# EXERCISE
Print the lines starting at the line containing "Generate a web" and ending at the line containing "280,282,284,286,288,290,292,294,296,298,300];", exactly and in full, without the pictures.

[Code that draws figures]
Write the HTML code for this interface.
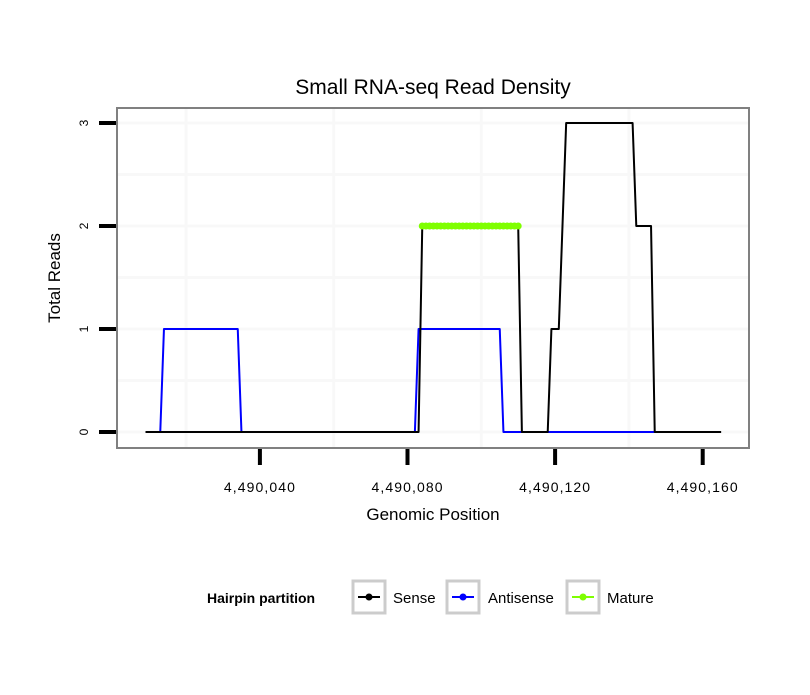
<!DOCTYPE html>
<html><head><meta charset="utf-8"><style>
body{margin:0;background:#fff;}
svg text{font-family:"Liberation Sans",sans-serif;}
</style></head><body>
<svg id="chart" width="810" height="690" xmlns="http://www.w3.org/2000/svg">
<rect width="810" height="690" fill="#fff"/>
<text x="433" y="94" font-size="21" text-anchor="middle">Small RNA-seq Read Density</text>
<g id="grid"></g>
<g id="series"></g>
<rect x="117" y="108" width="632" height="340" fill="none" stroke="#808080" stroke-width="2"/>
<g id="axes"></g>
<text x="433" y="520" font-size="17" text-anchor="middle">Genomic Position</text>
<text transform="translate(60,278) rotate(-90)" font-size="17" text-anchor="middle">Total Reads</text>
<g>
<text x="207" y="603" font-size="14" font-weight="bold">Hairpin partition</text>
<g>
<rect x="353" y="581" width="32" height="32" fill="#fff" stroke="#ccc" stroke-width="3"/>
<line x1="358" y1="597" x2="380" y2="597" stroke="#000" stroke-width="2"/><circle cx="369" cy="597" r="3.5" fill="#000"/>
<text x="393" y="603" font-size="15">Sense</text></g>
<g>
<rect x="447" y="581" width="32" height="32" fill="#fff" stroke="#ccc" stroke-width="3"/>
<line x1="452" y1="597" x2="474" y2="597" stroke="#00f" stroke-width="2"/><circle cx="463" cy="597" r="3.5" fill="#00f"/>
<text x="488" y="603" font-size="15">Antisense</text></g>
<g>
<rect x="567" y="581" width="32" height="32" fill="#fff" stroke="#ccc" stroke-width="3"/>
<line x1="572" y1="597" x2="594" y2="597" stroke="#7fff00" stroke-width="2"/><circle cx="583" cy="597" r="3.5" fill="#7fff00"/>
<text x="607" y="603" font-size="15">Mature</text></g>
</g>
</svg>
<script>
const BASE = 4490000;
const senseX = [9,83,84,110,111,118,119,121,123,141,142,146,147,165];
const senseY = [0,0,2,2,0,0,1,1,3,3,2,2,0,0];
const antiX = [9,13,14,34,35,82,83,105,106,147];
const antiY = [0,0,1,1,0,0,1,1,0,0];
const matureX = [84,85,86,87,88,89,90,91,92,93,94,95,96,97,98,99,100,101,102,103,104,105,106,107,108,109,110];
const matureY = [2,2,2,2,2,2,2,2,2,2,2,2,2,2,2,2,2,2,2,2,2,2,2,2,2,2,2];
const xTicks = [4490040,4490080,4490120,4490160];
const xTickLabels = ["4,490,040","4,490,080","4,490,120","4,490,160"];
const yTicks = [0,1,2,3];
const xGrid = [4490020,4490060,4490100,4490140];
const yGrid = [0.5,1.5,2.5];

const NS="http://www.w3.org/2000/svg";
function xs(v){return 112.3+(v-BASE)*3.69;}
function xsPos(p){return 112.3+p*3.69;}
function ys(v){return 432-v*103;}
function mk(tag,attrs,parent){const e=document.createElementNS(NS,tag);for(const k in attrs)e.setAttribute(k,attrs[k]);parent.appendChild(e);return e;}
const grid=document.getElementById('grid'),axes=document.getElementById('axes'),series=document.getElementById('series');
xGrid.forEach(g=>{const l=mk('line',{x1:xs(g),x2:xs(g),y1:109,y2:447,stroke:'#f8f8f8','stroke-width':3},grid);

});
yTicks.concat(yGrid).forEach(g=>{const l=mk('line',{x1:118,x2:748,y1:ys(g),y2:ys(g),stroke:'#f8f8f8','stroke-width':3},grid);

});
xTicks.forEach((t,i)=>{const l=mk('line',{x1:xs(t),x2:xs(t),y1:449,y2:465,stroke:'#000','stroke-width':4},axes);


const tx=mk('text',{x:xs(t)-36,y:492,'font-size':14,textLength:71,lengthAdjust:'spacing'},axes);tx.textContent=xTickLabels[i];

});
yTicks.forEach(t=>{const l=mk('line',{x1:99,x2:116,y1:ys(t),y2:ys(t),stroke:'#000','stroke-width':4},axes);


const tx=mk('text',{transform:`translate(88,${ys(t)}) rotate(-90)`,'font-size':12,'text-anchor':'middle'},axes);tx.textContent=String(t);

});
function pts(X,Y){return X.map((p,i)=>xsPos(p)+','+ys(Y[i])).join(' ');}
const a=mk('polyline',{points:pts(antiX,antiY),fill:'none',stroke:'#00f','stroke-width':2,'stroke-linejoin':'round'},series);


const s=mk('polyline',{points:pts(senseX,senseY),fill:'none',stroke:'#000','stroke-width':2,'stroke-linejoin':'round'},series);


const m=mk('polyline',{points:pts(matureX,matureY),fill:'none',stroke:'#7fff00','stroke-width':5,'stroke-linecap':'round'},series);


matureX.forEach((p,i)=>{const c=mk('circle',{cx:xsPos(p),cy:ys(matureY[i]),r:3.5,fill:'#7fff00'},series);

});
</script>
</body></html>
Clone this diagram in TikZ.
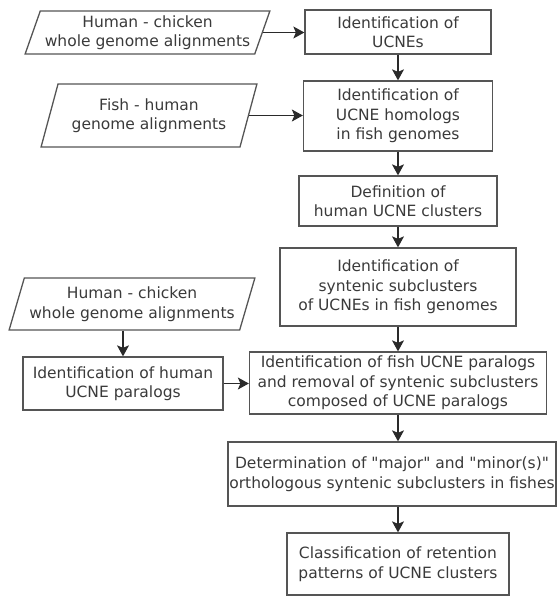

* * *

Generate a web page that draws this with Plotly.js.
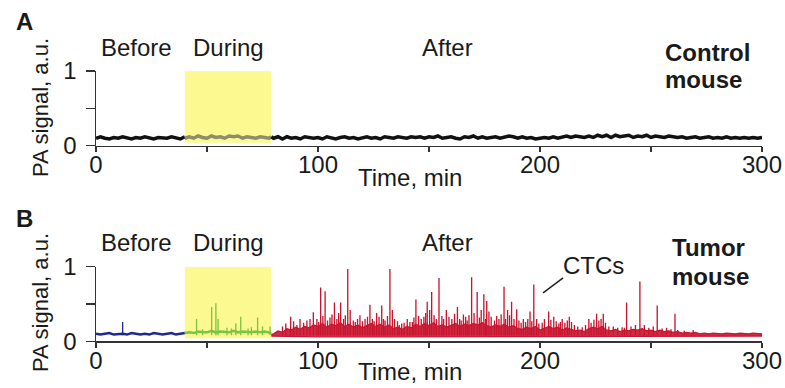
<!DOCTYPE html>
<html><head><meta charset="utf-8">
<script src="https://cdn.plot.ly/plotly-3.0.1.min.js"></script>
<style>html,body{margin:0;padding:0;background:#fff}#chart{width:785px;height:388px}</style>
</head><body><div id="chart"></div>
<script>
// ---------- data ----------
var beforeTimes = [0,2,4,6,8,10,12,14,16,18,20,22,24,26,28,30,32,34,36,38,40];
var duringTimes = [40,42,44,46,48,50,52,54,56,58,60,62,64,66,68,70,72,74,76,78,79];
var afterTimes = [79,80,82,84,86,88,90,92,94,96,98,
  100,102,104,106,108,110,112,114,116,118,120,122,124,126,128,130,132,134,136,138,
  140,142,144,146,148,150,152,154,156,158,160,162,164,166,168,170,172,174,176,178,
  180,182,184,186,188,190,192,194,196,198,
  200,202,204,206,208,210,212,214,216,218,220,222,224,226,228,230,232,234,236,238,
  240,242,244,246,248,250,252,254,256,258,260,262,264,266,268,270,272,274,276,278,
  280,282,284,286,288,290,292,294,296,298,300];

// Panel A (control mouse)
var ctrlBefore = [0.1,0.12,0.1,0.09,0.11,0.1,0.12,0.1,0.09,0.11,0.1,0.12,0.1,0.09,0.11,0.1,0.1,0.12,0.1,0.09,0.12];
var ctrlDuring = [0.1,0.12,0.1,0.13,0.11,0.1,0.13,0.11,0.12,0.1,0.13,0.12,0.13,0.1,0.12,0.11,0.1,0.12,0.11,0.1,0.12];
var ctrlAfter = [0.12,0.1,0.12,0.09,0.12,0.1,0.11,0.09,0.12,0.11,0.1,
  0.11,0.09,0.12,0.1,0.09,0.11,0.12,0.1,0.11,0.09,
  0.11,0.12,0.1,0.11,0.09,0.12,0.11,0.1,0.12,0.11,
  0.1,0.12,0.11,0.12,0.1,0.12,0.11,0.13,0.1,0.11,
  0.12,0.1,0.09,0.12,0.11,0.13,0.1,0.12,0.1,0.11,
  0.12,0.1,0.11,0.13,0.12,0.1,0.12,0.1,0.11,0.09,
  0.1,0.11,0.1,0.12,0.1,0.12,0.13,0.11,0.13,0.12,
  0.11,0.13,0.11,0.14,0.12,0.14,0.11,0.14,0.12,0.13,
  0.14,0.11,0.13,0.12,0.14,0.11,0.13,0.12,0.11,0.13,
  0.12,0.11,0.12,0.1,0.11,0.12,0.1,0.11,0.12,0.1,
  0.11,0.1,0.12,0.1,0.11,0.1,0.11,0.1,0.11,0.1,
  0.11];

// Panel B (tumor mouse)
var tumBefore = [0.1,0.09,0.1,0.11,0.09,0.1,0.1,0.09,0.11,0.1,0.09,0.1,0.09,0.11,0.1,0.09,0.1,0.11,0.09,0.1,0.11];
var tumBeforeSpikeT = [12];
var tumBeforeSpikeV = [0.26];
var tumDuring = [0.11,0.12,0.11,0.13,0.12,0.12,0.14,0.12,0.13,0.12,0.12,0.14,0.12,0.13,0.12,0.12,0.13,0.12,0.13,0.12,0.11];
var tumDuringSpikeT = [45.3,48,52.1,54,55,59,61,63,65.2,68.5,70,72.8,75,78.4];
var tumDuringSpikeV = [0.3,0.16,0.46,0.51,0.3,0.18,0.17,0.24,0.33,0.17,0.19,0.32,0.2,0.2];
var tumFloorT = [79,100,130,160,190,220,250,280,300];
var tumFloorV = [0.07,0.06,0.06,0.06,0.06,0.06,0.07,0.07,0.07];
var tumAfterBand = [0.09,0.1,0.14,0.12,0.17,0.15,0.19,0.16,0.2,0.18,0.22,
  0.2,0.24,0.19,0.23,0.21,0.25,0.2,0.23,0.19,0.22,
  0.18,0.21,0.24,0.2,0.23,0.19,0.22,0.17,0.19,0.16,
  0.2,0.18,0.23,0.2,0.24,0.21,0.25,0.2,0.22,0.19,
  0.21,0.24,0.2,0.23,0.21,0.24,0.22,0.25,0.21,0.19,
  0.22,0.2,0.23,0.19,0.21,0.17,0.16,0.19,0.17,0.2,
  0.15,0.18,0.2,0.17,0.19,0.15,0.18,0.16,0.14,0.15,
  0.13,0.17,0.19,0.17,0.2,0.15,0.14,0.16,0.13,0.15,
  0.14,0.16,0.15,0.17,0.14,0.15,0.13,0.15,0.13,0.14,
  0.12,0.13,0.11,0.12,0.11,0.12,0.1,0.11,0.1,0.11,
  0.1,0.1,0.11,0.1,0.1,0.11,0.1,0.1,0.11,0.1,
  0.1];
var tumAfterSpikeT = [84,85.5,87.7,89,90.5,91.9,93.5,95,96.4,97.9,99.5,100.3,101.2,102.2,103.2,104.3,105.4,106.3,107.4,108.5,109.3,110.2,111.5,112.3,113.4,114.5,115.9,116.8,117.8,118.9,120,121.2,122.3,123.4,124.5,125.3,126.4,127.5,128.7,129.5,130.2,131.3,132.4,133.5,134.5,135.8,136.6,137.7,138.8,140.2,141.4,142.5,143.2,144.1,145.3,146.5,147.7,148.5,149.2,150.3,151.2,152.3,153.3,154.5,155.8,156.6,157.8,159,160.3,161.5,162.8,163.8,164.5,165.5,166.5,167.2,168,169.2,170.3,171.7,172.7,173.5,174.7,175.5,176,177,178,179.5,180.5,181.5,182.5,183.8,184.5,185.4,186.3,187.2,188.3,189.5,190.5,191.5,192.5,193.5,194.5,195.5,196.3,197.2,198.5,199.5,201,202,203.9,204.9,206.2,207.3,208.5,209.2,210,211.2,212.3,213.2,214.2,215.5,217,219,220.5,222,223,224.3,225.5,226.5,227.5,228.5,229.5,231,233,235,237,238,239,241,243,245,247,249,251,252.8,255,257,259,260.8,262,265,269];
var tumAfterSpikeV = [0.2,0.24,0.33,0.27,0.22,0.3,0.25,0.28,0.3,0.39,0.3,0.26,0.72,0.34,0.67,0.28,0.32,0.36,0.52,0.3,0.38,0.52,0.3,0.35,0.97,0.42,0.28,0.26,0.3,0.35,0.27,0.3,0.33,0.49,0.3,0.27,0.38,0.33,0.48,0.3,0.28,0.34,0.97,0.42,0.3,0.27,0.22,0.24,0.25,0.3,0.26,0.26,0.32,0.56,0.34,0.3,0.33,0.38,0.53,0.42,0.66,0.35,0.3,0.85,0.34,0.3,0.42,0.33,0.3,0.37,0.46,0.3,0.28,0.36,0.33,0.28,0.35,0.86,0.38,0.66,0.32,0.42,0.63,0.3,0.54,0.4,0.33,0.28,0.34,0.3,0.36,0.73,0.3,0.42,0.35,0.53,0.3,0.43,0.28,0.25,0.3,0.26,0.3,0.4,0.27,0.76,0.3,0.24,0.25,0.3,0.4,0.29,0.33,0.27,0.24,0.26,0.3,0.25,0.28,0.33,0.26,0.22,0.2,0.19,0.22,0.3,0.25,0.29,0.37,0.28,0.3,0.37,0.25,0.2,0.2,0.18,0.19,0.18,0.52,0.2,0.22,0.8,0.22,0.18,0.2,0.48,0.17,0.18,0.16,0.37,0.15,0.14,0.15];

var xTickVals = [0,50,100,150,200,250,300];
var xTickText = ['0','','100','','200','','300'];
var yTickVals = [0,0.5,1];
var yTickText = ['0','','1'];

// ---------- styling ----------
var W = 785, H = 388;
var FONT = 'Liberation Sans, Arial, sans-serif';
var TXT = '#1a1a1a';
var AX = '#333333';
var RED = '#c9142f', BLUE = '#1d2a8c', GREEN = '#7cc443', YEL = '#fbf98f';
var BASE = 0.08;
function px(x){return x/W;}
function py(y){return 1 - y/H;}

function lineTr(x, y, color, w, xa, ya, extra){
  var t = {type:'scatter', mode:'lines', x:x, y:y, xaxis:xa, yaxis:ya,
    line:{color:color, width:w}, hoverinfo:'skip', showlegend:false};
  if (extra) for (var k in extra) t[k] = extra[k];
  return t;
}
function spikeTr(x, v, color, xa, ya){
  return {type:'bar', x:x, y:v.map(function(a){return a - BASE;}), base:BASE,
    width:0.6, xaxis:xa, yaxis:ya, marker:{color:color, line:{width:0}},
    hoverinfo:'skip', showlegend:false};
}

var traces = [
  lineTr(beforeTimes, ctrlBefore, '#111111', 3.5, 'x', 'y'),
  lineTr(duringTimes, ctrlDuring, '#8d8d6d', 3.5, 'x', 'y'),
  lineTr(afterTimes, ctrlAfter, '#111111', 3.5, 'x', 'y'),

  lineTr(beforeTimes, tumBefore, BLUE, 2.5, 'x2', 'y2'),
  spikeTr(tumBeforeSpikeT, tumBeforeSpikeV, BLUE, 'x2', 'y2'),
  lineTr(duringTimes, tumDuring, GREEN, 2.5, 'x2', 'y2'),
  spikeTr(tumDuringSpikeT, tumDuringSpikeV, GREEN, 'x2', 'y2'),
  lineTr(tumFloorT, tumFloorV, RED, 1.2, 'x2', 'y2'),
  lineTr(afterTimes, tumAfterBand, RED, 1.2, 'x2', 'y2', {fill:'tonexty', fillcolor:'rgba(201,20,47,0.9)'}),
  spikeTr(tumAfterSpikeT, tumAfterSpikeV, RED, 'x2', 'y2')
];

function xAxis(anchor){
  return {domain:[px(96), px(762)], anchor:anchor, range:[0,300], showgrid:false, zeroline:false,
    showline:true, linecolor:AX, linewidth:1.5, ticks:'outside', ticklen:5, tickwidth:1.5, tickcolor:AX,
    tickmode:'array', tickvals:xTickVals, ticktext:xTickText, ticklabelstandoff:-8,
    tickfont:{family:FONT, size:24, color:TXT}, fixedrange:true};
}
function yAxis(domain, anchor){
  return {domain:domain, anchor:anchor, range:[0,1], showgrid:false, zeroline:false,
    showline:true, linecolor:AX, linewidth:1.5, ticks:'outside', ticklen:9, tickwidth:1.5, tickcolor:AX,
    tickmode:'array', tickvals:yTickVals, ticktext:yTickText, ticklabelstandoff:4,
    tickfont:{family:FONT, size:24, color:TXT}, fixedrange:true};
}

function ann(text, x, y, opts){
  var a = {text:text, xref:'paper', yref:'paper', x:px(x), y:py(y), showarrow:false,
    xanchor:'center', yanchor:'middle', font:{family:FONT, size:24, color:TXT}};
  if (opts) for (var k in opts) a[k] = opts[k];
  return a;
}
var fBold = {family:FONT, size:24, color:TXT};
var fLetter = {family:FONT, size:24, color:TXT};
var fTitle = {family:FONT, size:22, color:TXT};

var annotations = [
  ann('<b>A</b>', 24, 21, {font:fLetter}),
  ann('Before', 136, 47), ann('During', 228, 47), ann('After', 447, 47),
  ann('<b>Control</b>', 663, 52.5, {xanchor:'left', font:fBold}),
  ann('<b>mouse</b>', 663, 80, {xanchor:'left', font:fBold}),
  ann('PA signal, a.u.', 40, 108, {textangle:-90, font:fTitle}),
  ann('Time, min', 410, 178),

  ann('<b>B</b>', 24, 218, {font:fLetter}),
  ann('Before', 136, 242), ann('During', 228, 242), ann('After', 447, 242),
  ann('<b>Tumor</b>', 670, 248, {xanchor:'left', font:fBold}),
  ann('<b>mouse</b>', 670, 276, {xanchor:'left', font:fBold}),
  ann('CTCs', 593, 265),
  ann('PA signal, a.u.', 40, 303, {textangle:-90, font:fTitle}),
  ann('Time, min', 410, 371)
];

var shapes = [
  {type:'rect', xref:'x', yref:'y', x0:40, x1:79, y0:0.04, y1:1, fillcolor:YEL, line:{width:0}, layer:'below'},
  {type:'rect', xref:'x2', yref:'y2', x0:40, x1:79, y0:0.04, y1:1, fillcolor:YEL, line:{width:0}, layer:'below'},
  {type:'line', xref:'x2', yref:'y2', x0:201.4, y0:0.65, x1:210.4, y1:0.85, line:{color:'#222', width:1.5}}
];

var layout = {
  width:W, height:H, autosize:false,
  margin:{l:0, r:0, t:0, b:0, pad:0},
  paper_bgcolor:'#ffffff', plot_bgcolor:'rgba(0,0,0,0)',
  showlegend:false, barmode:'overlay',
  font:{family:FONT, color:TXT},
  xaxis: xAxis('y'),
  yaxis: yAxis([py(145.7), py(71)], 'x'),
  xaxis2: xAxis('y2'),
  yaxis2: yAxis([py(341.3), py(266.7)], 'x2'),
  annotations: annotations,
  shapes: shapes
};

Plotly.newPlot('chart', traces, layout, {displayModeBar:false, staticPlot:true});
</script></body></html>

# PROBLEM SOLUTION
Generate a web page that draws this with Plotly.js.
<!DOCTYPE html>
<html><head><meta charset="utf-8">
<script src="https://cdn.plot.ly/plotly-3.0.1.min.js"></script>
<style>html,body{margin:0;padding:0;background:#fff}#chart{width:785px;height:388px}</style>
</head><body><div id="chart"></div>
<script>
// ---------- data ----------
var beforeTimes = [0,2,4,6,8,10,12,14,16,18,20,22,24,26,28,30,32,34,36,38,40];
var duringTimes = [40,42,44,46,48,50,52,54,56,58,60,62,64,66,68,70,72,74,76,78,79];
var afterTimes = [79,80,82,84,86,88,90,92,94,96,98,
  100,102,104,106,108,110,112,114,116,118,120,122,124,126,128,130,132,134,136,138,
  140,142,144,146,148,150,152,154,156,158,160,162,164,166,168,170,172,174,176,178,
  180,182,184,186,188,190,192,194,196,198,
  200,202,204,206,208,210,212,214,216,218,220,222,224,226,228,230,232,234,236,238,
  240,242,244,246,248,250,252,254,256,258,260,262,264,266,268,270,272,274,276,278,
  280,282,284,286,288,290,292,294,296,298,300];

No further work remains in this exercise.